Atlantic Multidecadal Oscillation (AMO) and river flow

River systems often appear to be shaped only by local rainfall, drought, land use, and infrastructure. In reality, many of them are also responding to a slower and broader climate rhythm in the North Atlantic: the Atlantic Multidecadal Oscillation, or AMO.

The AMO is a long-duration fluctuation in North Atlantic sea surface temperatures. Its warm and cool phases can persist for decades, and those phase changes influence atmospheric circulation, storm tracks, and moisture transport. Over time, that climate background shows up in river discharge, groundwater recharge, and the frequency of droughts and floods across continental basins.

*** A slow signal with real hydrological consequences **

What makes the AMO especially important to hydrology is not just its scale, but its persistence. Rivers integrate climate over long periods, which means they often reflect more than the weather of a single season. A basin can absorb short-term anomalies, but multidecadal ocean-atmosphere variability can gradually shift the statistical character of flow itself.

That is why AMO studies have found meaningful differences in streamflow between warm and cool phases. In the continental United States, one foundational analysis showed that warm AMO periods were associated with lower-than-normal rainfall across much of the country, including major drought periods in the Midwest. The same work found that Mississippi River outflow varied by about 10 percent between AMO phases, while inflow to Lake Okeechobee in Florida varied by about 40 percent. Those are large enough differences to matter for water supply, navigation, ecosystem health, and reservoir management.

*** How the Atlantic influences inland rivers ***

The connection is indirect but powerful. Changes in North Atlantic sea surface temperature alter atmospheric pressure patterns, moisture transport, and the tracks of weather systems. In some regions, this strengthens rainfall and river flow. In others, it suppresses them. The result is a patchwork of regional impacts rather than a single global pattern.

The Seine basin offers a good example. Long hydrometeorological reconstructions show strong multidecadal variability in river flows, with spring precipitation playing a central role. That precipitation influences soil moisture and groundwater recharge, which then affect both high and low flows later in the year. In northwestern South America, the Atrato River basin has shown increased streamflow after a phase shift in the AMO, along with stronger extreme rainfall and changes in large-scale circulation. These are different basins, but the lesson is similar: the AMO does not act directly on rivers, it works through the atmosphere and the basin’s own memory.

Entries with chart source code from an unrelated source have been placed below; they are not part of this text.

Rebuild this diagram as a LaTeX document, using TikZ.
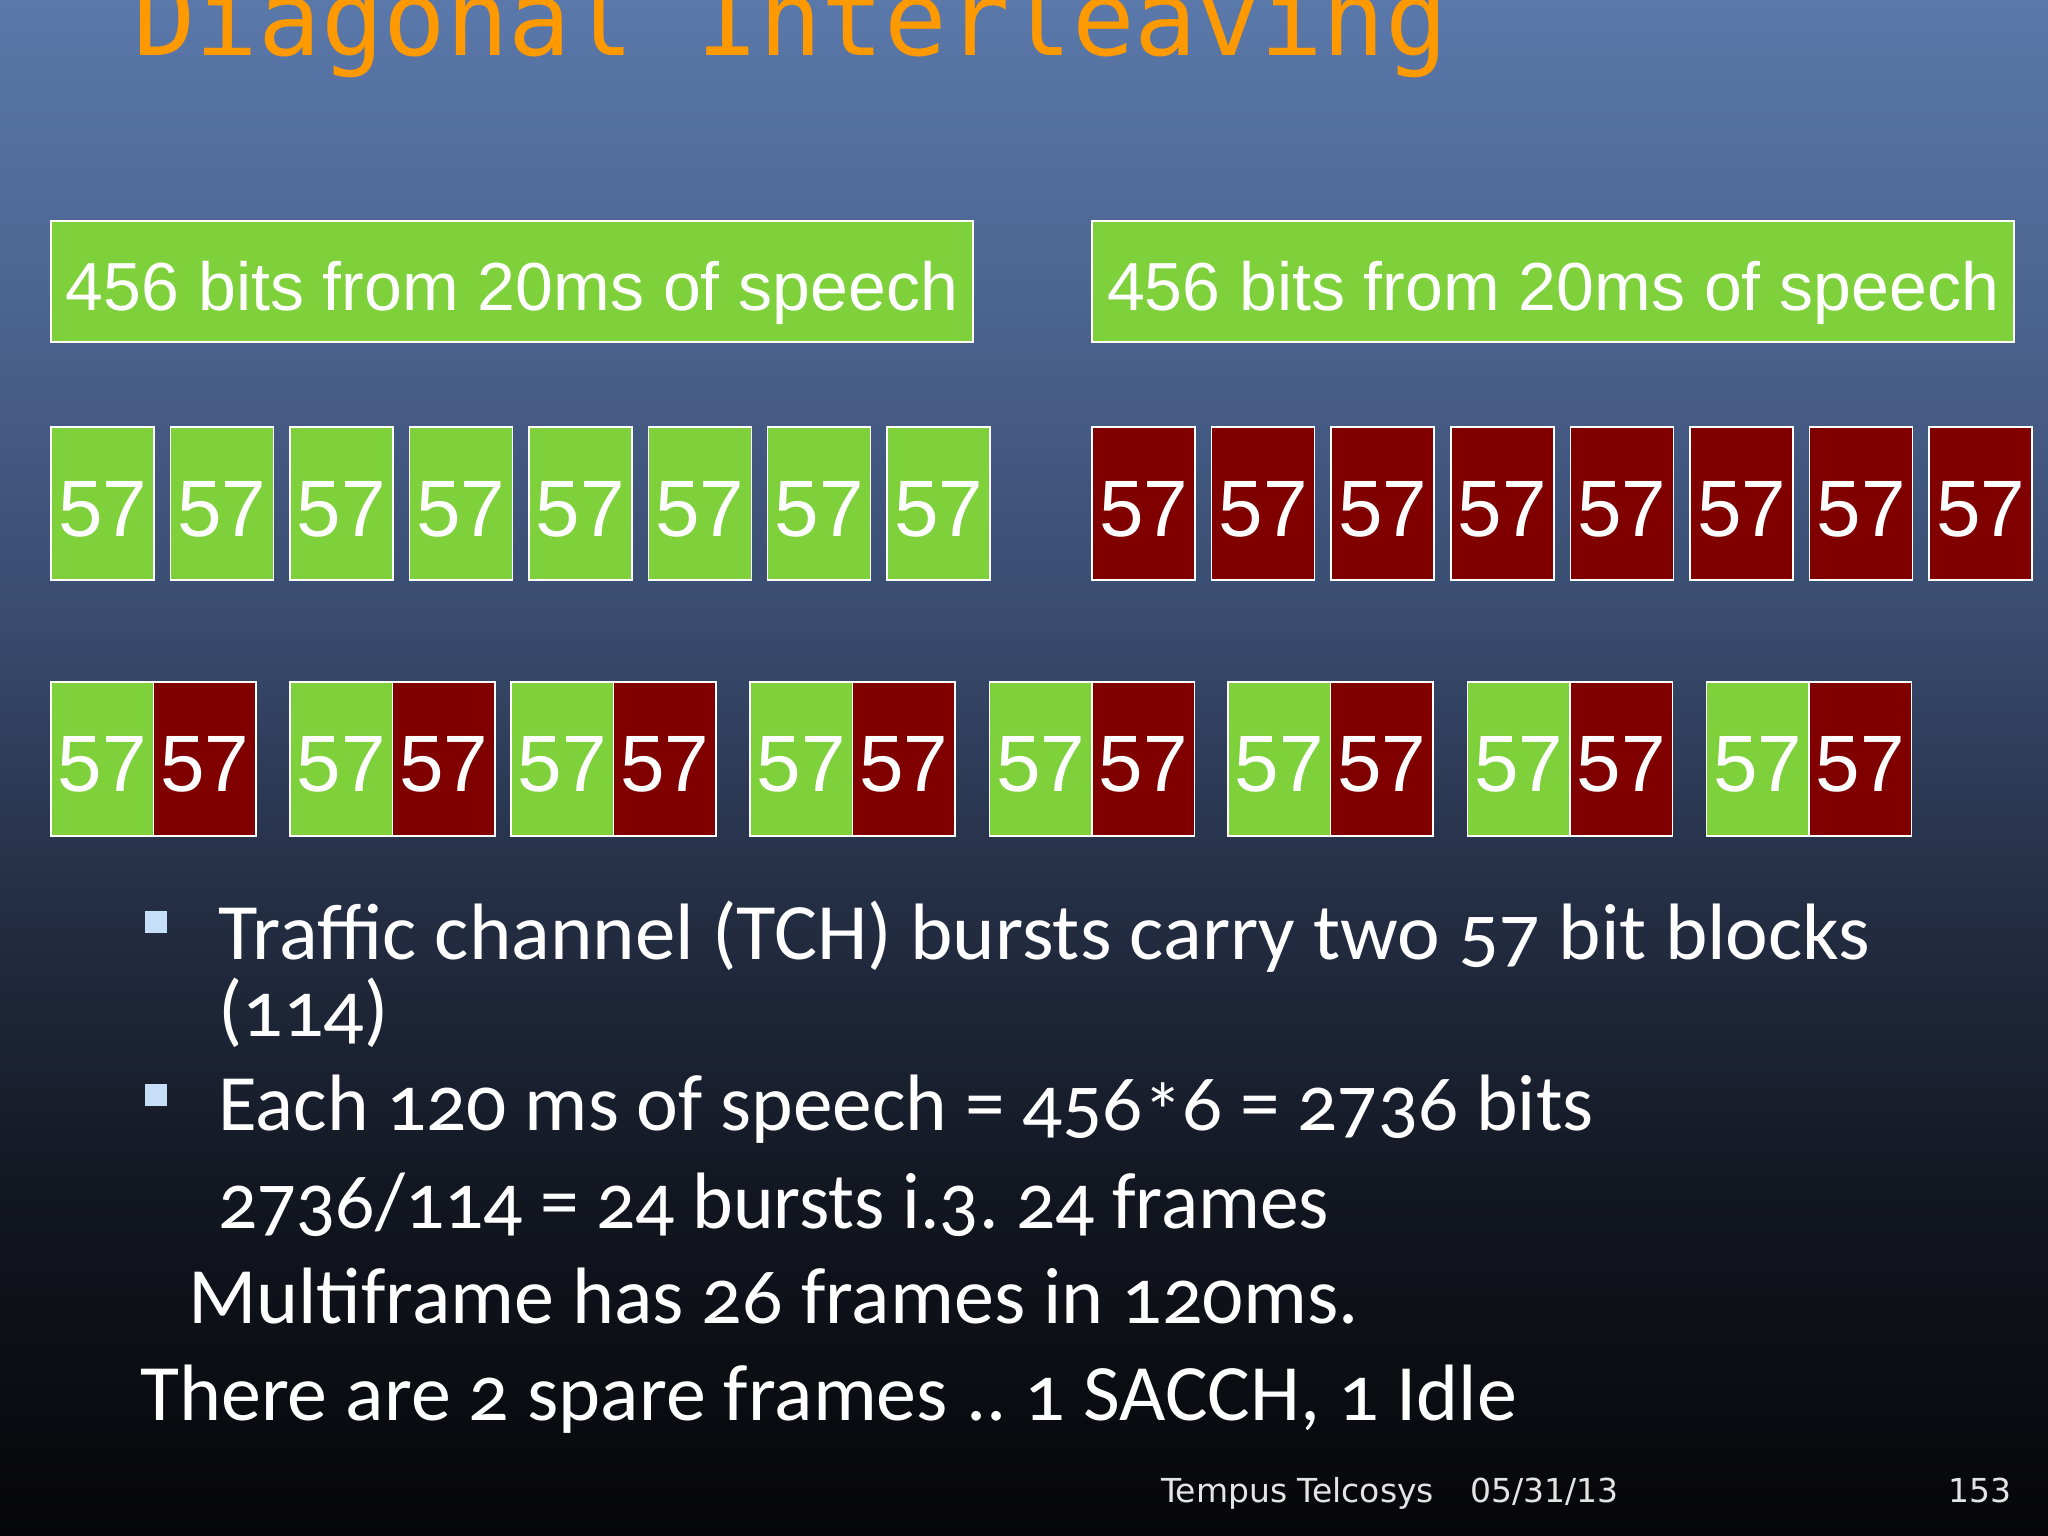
\documentclass[tikz,border=0pt]{standalone}
\usepackage{fontspec}
\setmainfont{Carlito}[Numbers=OldStyle]
\newfontfamily\boxfont{Liberation Sans}
\newfontfamily\titlefont{DejaVu Sans Mono}
\newfontfamily\footfont{DejaVu Sans}
\frenchspacing
\definecolor{bgA}{RGB}{90,120,170}
\definecolor{bgB}{RGB}{76,100,145}
\definecolor{bgC}{RGB}{58,77,113}
\definecolor{bgD}{RGB}{36,46,68}
\definecolor{bgE}{RGB}{18,22,32}
\definecolor{bgF}{RGB}{6,6,8}
\definecolor{boxgreen}{RGB}{127,209,59}
\definecolor{boxred}{RGB}{128,0,0}
\definecolor{titleorange}{RGB}{255,153,0}
\definecolor{bulletblue}{RGB}{198,222,248}
\definecolor{footgrey}{RGB}{228,228,228}
\pgfdeclareverticalshading{slidebg}{100bp}{color(0bp)=(bgF); color(25bp)=(bgF); color(35.9bp)=(bgE); color(45.7bp)=(bgD); color(55.5bp)=(bgC); color(65.2bp)=(bgB); color(75bp)=(bgA); color(100bp)=(bgA)}
\newcommand{\lowstar}{\raisebox{-0.12em}{*}}
\tikzset{
  cell/.style={draw=white, line width=1.5pt, text=white, inner sep=0pt,
    font=\boxfont\fontsize{80}{80}\selectfont, text height=65pt, text depth=0pt},
  gcell/.style={cell, fill=boxgreen, minimum width=103pt, minimum height=153pt},
  rcell/.style={cell, fill=boxred, minimum width=103pt, minimum height=153pt},
  hgcell/.style={cell, fill=boxgreen, minimum width=102.5pt, minimum height=154pt},
  hrcell/.style={cell, fill=boxred, minimum width=102.5pt, minimum height=154pt},
  bigbox/.style={draw=white, line width=1.5pt, fill=boxgreen, text=white, inner sep=0pt,
    font=\boxfont\fontsize{68}{68}\selectfont, text height=57pt, text depth=0pt,
    minimum width=922pt, minimum height=121pt},
  bulletsq/.style={fill=bulletblue, minimum size=22pt, inner sep=0pt},
  bodytext/.style={anchor=base west, inner sep=0pt, text=white, font=\fontsize{80}{80}\selectfont},
  foottext/.style={inner sep=0pt, text=footgrey, font=\footfont\fontsize{33}{33}\selectfont}
}
\begin{document}
\begin{tikzpicture}[x=1pt,y=-1pt]
\useasboundingbox (0,0) rectangle (2048,1536);
\clip (0,0) rectangle (2048,1536);
\shade[shading=slidebg] (0,0) rectangle (2048,1536);
% title
\node[anchor=base west, inner sep=0pt, text=titleorange, font=\titlefont\fontsize{104}{104}\selectfont] (title) at (133,56) {Diagonal Interleaving};
% top boxes
\node[bigbox] (speechL) at (512,281.5) {456 bits from 20ms of speech};
\node[bigbox] (speechR) at (1553,281.5) {456 bits from 20ms of speech};
% middle row
\foreach \i in {0,...,7} {
  \node[gcell] (l\i) at ({102.5+119.45*\i},503.5) {57};
  \node[rcell] (r\i) at ({1143.5+119.6*\i},503.5) {57};
}
% bottom row
\foreach \s [count=\k] in {51,290,511,750,989.5,1228,1467.5,1706.5} {
  \node[hgcell] (pg\k) at ({\s+51.25},759) {57};
  \node[hrcell] (pr\k) at ({\s+153.75},759) {57};
}
% bullets
\node[bulletsq] (b1) at (155.5,922) {};
\node[bulletsq] (b2) at (155.5,1094.5) {};
\node[bodytext] (t1) at (218,959) {\scalebox{1.01}[1]{Traffic channel (TCH) bursts carry two 57 bit blocks}};
\node[bodytext] (t2) at (218,1036) {(114)};
\node[bodytext] (t3) at (218,1130) {\scalebox{0.99}[1]{Each 120 ms of speech = 456\lowstar6 = 2736 bits}};
\node[bodytext] (t4) at (218,1228) {\scalebox{0.968}[1]{2736/114 = 24 bursts i.3. 24 frames}};
\node[bodytext] (t5) at (188,1323) {Multiframe has 26 frames in 120ms.};
\node[bodytext] (t6) at (140,1420) {There are 2 spare frames .. 1 SACCH, 1 Idle};
% footer
\node[foottext, anchor=base west] (f1) at (1161,1502) {Tempus Telcosys};
\node[foottext, anchor=base west] (f2) at (1470,1502) {05/31/13};
\node[foottext, anchor=base east] (f3) at (2012,1502) {153};
\end{tikzpicture}
\end{document}
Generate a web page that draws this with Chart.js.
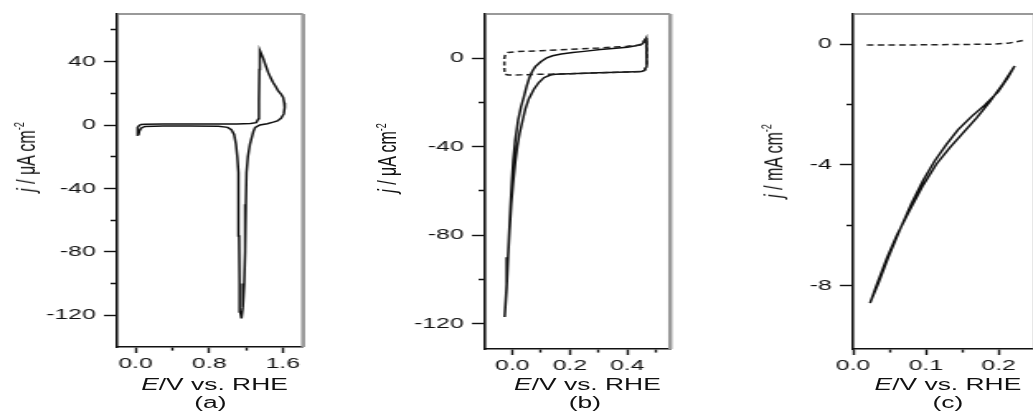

*** Why watershed properties matter ***

The strength of the AMO signal depends on the basin itself. Catchment storage, groundwater connectivity, topography, land cover, and human regulation all influence how strongly a river responds to climate variability. A basin with high storage may smooth out the signal, while a more responsive basin may show a clearer phase-dependent shift.

That is one reason simple correlation studies can be misleading. A river may appear weakly related to the AMO in one period and strongly related in another, not because the physics changed, but because other climate modes and basin conditions altered the background context. Interactions with ENSO, the Pacific Decadal Oscillation, and regional circulation patterns can strengthen or weaken the apparent signal.

*** Why Atlantic Multidecadal Oscillation matters for water planning ***

For water managers, the AMO is best understood as part of the long-term climate state that shapes what a basin considers normal. This matters because many planning assumptions rely, implicitly or explicitly, on stationarity. Yet if river flow varies systematically across multidecadal phases, then the historical average may not be a stable reference for the future.

This has practical implications for forecasting, reservoir planning, allocation policy, and ecological flow design. A climate-aware hydrological model should not treat all decades as equivalent. It should test whether a river’s long record contains phase-dependent behavior and whether long-term flow regimes shift when the AMO changes phase. That makes the AMO useful not as a deterministic forecast, but as a contextual variable that improves interpretation of long-term water risk.

*** A broader view of river memory ***

The deeper significance of the AMO is that it highlights the memory of river basins. Rivers do not simply respond to rainfall as it falls. They also respond to what the basin has stored in the soil, the aquifer, the snowpack, and the reservoir network. That memory can preserve a climate signal long after the original trigger has faded.

In that sense, the AMO is a reminder that water systems operate across timescales. Weather drives the immediate pulse, seasons shape the annual rhythm, and ocean variability helps define the long arc. For hydrologists and water strategists, understanding that long arc is essential to understanding why some decades feel persistently wet or dry, and why the same basin can behave differently across generations.

*** Perspectives on impact of Atlantic Multidecadal Oscillation on river discharge  ***

As hydrological datasets become longer and modeling tools become more sophisticated, the AMO will remain relevant because AMO helps explain low-frequency variability that cannot be captured by weather alone. AMO’s influence is not universal, and should never be overclaimed. But where AMO is active, AMO can help explain real changes in river flow, drought persistence, and basin-scale water availability.

For modern water management, that makes the AMO a useful part of the analytical framework. AMO does not replace local data, but AMO gives local data a wider climate context. And that context is often what turns a good hydrological analysis into a credible long-term strategy.